April 1, 2026
·
6
Mins Read

What "decision grade" data actually looks like

Nanda Vijadev
Vinay Saxena
Asato turns fragmented IT data into decision‑grade intelligence through normalization, classification, linking, scoping, and scoring. The result is accurate, consistent, and continuously improving data that leaders can trust for licenses, renewals, and shadow IT decisions.

Over the past five posts, we’ve walked through a progression: why enterprise IT data creates trust gaps (Post 1), how identity intelligence solves user count inflation (Post 2), how application intelligence cuts through CASB noise (Post 3), how a knowledge graph powers entity resolution and enrichment (Post 4), and why data-layer enrichment eliminates dashboard contradictions (Post 5).

This final post brings it together: what does the end state actually look like, and what does it deliver?

The Five Properties of Decision-Grade Data

We introduced the concept of decision-grade data in Post 1. Here’s what it looks like in practice, with before-and-after examples from real enterprise deployments:

Normalized
  • Before - “Microsoft Office 365,” “M365,” “Office365,” and “office.com” appear as four separate products.  
  • After - one canonical record, with all variants resolved.
Classified  
  • Before - 1,200 “users” in the directory.  
  • After - 500 employees, 200 service accounts, 300 guests, 200 disabled accounts.

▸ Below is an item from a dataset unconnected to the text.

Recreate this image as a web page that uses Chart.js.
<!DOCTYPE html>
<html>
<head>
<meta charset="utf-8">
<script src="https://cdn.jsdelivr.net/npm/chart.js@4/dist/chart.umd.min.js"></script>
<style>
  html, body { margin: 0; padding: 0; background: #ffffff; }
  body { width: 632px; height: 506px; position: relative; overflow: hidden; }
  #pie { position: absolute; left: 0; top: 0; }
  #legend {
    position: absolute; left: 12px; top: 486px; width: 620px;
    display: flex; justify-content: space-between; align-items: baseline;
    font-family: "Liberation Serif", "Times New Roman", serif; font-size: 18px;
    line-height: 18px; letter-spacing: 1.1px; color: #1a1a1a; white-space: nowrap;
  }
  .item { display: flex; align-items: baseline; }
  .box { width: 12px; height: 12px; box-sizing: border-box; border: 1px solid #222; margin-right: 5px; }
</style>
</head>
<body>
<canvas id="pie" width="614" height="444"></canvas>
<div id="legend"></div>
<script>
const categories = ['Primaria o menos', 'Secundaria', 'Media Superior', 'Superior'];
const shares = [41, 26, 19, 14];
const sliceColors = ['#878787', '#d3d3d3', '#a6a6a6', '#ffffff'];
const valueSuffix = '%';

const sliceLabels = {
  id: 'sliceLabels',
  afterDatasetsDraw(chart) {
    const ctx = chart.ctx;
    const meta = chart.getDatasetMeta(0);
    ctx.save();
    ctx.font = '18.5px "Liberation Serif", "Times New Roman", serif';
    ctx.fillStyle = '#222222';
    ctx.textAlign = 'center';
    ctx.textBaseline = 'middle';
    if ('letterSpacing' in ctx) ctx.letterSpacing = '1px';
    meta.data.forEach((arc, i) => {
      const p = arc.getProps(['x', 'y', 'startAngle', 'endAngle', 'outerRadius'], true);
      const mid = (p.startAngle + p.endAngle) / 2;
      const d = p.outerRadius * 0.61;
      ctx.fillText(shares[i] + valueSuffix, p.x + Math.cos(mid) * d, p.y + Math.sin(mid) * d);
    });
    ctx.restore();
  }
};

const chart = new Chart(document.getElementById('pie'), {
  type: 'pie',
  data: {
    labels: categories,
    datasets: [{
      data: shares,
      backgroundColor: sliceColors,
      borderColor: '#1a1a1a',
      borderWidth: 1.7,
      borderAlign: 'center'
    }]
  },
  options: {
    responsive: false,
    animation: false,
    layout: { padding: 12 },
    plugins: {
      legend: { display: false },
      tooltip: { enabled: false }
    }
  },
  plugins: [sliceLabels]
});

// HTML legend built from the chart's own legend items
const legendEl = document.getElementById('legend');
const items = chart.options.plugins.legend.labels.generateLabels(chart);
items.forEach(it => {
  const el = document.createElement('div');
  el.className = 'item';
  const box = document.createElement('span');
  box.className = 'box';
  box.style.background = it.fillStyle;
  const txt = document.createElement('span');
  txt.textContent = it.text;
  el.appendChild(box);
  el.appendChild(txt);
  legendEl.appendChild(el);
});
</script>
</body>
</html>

The dashboard shows 500.
Linked 
  • Before - procurement shows 200 Salesforce licenses; usage shows 180 active users; nobody knows if those are the same 180.  
  • After - entitlements, usage, and identity data connected into a single entity, showing exactly who has a license and whether they’re using it.
Scoped  
  • Before - the overview page shows 4,200 users; the utilization report shows 3,800; nobody can explain the difference.  
  • After - both show 4,200, because filtering is applied once at the data layer.
Scored  
  • Before - an application appears in the inventory with no indication of data quality.  
  • After - the same application shows a confidence score based on three corroborating sources, with a freshness flag indicating it was last validated 48 hours ago.

Multi-Dimensional Quality Scoring

Every entity in the platform receives quality scores across four dimensions:

  • Confidence: Trust in the entity’s identity, based on the number and quality of corroborating sources. An identity confirmed by both Entra ID and HRIS gets the highest score.
  • Completeness: Whether required and optional data fields are present. Missing fields are surfaced as a known gap, not hidden as an error.
  • Freshness: How current the entity is relative to real-world state. Stale records are flagged to prevent inflated counts.
  • Connectedness: Strength of relationships with other entities (departments, managers, entitlements, usage). Orphaned records are flagged for review.

These scores don’t just sit in a database. They determine how entities are counted, filtered, and prioritized across every screen on the platform.

Measurable Outcomes

The Data Intelligence Engine and Master Knowledge Graph deliver measurable improvements across the key challenges IT leaders face:

  • Immediate trust: Dashboard numbers match organizational reality from the first login, not after months of manual cleanup
  • Accurate license optimization: Correct user counts and properly classified applications produce savings that hold up in vendor negotiations
  • Confident renewal decisions: Enriched utilization data and intelligently derived renewal dates give procurement the confidence to right-size
  • Actionable Shadow IT: Reports surface genuinely unapproved user-facing applications, not infrastructure noise
  • Single source of truth: Consistent numbers across every dashboard, report, and data product
  • Intelligence that improves over time: The MKG’s continuous learning, through automated sweepers, AI-driven augmentation, and cross-customer entity discovery, means enrichment accuracy improves with every deployment

The Bigger Picture

Every enterprise IT leader we talk to has the same experience: they know their organization, they connect a platform, and the numbers don’t match what they know. The instinct is to blame the data. But the data isn’t wrong — it just hasn’t been curated for the decisions being made.

Decision-grade data isn’t a feature. It’s the foundation everything else depends on. License optimization, renewal intelligence, security posture, workforce planning — all of it is only as good as the data underneath.

The difference between raw data and trusted intelligence is enrichment. And enrichment is only as good as the knowledge that powers it.

Asato doesn’t just show you data. We show you the truth.